## TASK REQUIREMENTS:
The lines to return are those from the one containing "The picture is" down to the one containing "from matplotlib.patches import Rectangle", inclusive; return them exactly and nothing else.

## Records with drawing code:
◇ ◇ ◇

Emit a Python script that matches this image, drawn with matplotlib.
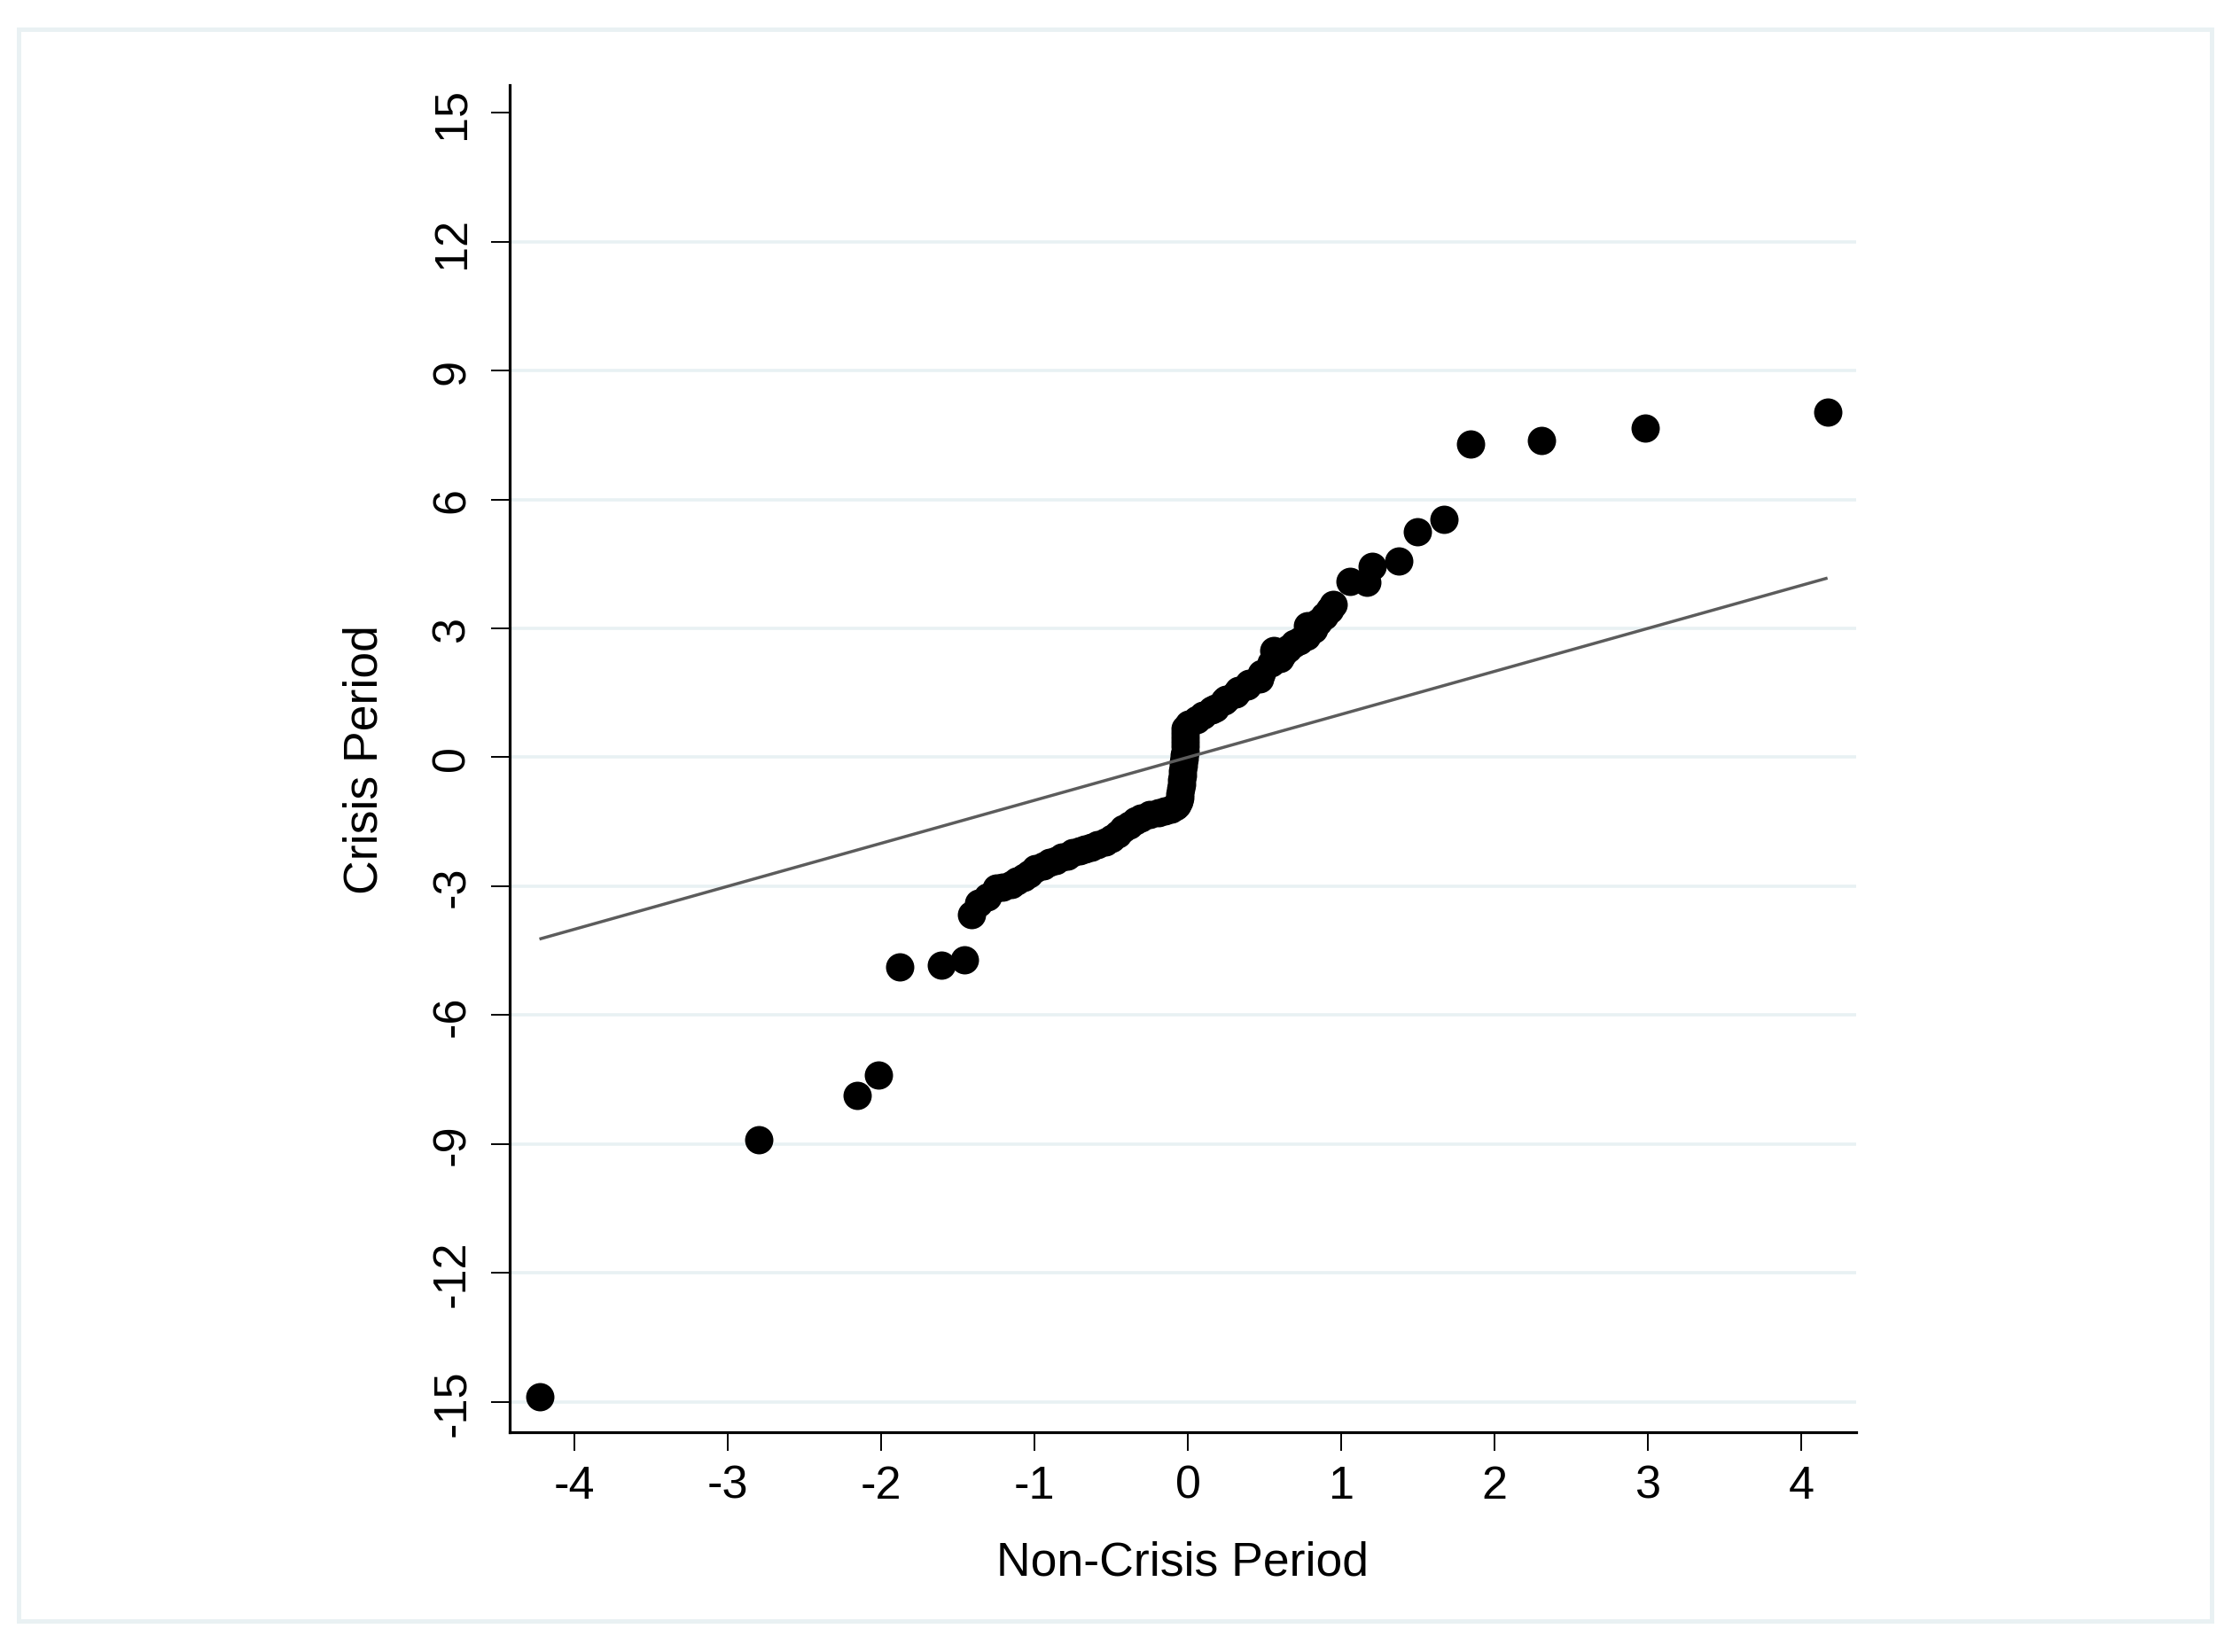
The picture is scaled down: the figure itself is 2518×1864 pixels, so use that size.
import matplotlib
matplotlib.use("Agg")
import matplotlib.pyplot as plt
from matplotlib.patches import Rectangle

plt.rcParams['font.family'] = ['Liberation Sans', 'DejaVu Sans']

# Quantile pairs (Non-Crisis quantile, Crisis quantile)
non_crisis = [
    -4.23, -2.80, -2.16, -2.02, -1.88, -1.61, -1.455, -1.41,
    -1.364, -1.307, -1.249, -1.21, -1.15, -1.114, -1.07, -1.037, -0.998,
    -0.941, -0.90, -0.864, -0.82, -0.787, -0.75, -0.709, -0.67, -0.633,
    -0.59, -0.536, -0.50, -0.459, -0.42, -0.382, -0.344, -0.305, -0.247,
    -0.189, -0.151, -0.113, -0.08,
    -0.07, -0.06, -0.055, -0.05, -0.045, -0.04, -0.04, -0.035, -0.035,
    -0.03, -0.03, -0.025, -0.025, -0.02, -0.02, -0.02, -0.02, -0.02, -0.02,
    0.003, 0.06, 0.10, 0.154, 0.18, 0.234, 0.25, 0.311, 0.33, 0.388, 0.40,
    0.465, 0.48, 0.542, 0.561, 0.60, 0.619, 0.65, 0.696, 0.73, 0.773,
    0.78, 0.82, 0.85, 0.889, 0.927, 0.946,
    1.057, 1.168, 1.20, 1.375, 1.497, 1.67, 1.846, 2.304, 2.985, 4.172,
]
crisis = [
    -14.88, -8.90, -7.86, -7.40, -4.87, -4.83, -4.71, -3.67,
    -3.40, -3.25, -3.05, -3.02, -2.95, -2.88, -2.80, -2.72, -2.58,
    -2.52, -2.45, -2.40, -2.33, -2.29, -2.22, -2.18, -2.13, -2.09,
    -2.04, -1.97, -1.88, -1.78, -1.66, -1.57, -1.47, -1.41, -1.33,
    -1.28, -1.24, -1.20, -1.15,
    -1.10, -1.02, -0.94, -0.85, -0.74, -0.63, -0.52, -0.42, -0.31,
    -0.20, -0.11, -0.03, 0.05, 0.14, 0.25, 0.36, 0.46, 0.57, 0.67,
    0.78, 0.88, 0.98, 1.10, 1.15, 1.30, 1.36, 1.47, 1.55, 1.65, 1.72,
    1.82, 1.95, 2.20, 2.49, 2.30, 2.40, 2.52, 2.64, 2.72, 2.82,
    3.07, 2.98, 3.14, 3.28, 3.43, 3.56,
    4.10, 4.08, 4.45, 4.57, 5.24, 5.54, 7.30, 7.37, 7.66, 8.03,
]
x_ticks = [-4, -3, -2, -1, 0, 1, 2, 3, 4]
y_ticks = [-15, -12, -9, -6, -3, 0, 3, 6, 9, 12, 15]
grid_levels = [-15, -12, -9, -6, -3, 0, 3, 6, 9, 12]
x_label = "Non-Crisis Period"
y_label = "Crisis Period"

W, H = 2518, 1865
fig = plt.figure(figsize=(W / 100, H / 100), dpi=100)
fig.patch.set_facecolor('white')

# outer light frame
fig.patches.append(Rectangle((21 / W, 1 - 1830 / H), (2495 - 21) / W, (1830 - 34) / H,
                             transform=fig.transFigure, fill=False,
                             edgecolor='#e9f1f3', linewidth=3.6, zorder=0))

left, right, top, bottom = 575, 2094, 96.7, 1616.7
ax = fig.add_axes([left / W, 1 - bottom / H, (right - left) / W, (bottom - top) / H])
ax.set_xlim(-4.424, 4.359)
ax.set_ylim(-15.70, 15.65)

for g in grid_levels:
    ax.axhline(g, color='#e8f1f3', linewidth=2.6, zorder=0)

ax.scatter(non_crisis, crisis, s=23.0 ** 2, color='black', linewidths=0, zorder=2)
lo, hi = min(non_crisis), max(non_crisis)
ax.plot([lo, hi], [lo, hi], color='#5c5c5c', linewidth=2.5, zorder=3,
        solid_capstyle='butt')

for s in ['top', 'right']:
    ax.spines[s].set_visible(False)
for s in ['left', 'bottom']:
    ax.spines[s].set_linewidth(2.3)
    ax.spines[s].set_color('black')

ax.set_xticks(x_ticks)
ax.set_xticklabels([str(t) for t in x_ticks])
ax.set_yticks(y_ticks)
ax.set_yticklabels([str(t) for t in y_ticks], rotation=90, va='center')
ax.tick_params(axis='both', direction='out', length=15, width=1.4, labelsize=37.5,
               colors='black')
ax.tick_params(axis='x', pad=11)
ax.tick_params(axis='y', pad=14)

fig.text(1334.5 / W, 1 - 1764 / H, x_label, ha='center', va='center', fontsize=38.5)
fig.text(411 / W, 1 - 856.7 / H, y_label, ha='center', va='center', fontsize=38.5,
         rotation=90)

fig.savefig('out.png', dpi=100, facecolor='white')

◇ ◇ ◇

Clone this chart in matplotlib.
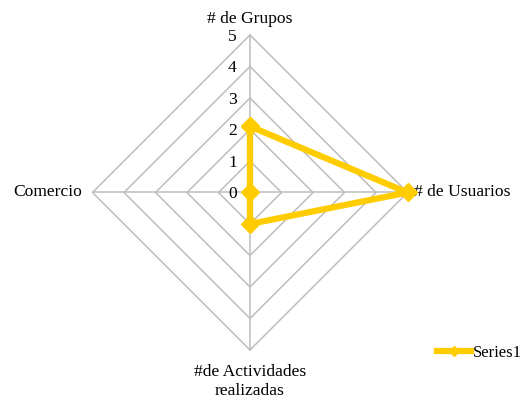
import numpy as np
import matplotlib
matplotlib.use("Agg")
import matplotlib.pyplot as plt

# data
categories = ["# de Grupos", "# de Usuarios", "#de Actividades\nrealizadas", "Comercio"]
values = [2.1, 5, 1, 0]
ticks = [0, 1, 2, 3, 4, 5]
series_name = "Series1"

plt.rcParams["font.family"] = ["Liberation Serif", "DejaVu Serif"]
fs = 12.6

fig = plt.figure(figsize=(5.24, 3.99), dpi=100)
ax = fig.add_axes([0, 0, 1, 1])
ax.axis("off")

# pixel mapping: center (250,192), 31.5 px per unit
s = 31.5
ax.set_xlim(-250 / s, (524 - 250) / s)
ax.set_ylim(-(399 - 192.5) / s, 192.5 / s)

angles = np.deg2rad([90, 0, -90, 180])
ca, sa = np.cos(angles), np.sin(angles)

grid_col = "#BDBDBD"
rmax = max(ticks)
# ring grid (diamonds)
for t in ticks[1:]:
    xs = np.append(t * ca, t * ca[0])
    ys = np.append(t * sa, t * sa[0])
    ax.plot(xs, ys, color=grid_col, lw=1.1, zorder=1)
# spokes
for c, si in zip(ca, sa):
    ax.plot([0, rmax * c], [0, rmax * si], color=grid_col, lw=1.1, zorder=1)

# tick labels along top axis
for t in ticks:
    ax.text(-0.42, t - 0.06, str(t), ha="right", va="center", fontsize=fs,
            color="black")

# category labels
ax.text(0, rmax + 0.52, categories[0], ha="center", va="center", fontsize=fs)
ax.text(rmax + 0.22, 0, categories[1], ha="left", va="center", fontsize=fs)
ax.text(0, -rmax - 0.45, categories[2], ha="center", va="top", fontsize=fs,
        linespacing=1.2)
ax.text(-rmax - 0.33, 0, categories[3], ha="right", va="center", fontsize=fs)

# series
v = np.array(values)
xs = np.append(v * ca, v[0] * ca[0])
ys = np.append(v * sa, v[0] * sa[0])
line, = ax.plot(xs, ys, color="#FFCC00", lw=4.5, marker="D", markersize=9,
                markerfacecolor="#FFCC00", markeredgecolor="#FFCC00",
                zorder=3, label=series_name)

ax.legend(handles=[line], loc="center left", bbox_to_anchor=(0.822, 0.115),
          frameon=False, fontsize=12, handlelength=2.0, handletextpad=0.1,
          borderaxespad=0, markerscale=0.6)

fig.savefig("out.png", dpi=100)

◇ ◇ ◇

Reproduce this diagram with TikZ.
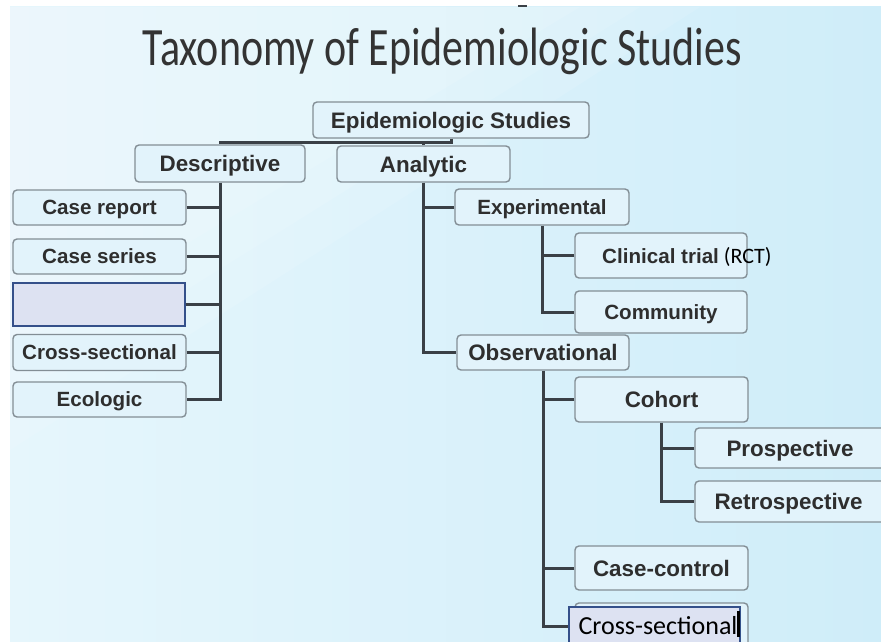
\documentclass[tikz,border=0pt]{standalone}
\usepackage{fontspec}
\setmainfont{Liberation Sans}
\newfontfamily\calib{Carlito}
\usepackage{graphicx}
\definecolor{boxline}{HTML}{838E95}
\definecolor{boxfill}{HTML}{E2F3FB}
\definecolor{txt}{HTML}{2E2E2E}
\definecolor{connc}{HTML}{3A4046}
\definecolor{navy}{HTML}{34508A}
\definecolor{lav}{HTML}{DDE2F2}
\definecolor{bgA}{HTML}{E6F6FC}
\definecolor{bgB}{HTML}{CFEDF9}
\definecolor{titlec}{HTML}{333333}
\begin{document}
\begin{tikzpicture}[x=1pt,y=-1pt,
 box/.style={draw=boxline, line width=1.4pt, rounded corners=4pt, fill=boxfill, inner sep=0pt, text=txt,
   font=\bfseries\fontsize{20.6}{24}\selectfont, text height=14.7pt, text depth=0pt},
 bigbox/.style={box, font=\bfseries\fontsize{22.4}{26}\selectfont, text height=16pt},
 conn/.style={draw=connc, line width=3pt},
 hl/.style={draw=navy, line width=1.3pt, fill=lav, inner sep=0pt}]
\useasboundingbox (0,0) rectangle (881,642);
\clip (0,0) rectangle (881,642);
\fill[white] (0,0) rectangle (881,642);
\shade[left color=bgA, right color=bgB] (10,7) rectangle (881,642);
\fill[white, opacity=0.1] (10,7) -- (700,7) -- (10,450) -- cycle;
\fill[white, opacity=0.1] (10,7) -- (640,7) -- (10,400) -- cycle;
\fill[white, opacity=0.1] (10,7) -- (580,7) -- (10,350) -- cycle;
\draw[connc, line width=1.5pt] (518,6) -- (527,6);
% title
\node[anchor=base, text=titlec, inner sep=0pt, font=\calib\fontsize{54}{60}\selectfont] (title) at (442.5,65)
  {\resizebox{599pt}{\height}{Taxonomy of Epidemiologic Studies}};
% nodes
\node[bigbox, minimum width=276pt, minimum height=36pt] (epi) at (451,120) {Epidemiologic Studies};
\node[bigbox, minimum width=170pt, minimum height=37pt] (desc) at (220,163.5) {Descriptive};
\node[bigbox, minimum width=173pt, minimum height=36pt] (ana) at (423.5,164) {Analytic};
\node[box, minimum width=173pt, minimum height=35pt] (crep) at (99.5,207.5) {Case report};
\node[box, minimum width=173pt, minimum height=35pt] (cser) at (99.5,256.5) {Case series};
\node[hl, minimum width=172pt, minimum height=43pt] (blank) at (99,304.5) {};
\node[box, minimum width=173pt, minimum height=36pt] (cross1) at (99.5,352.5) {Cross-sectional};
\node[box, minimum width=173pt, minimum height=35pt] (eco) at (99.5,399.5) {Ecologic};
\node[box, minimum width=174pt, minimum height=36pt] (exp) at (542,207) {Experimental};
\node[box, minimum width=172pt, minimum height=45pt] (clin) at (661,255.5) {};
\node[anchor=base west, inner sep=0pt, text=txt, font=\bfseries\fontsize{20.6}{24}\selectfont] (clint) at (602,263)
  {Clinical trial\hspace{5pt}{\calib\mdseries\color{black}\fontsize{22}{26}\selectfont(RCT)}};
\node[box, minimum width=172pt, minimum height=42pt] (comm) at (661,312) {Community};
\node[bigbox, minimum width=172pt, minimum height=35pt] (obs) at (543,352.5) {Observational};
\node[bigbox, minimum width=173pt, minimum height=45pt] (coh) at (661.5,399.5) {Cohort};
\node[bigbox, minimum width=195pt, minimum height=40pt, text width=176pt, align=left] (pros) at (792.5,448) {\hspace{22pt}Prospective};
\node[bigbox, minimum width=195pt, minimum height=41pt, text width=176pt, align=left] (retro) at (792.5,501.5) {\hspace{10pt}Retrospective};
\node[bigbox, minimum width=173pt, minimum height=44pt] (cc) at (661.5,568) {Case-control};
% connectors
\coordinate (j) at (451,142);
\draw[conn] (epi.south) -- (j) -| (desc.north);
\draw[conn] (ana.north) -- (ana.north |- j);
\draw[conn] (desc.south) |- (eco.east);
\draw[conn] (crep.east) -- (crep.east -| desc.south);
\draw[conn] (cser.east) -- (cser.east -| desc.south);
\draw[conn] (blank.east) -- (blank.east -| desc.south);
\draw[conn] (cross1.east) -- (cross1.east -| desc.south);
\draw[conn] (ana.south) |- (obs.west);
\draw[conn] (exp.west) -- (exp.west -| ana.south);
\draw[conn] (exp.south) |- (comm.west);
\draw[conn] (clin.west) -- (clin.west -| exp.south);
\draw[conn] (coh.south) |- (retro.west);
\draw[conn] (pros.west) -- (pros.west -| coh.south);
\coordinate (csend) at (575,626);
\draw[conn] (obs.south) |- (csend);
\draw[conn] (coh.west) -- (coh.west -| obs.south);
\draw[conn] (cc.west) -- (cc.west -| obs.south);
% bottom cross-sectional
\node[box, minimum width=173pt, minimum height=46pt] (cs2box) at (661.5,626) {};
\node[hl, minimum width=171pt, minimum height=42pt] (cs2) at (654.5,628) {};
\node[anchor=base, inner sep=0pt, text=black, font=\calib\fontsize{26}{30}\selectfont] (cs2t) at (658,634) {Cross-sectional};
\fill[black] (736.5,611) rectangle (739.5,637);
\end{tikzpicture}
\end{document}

◇ ◇ ◇

## OUTPUT FOR THIS EXERCISE:
The picture is scaled down: the figure itself is 2518×1864 pixels, so use that size.
import matplotlib
matplotlib.use("Agg")
import matplotlib.pyplot as plt
from matplotlib.patches import Rectangle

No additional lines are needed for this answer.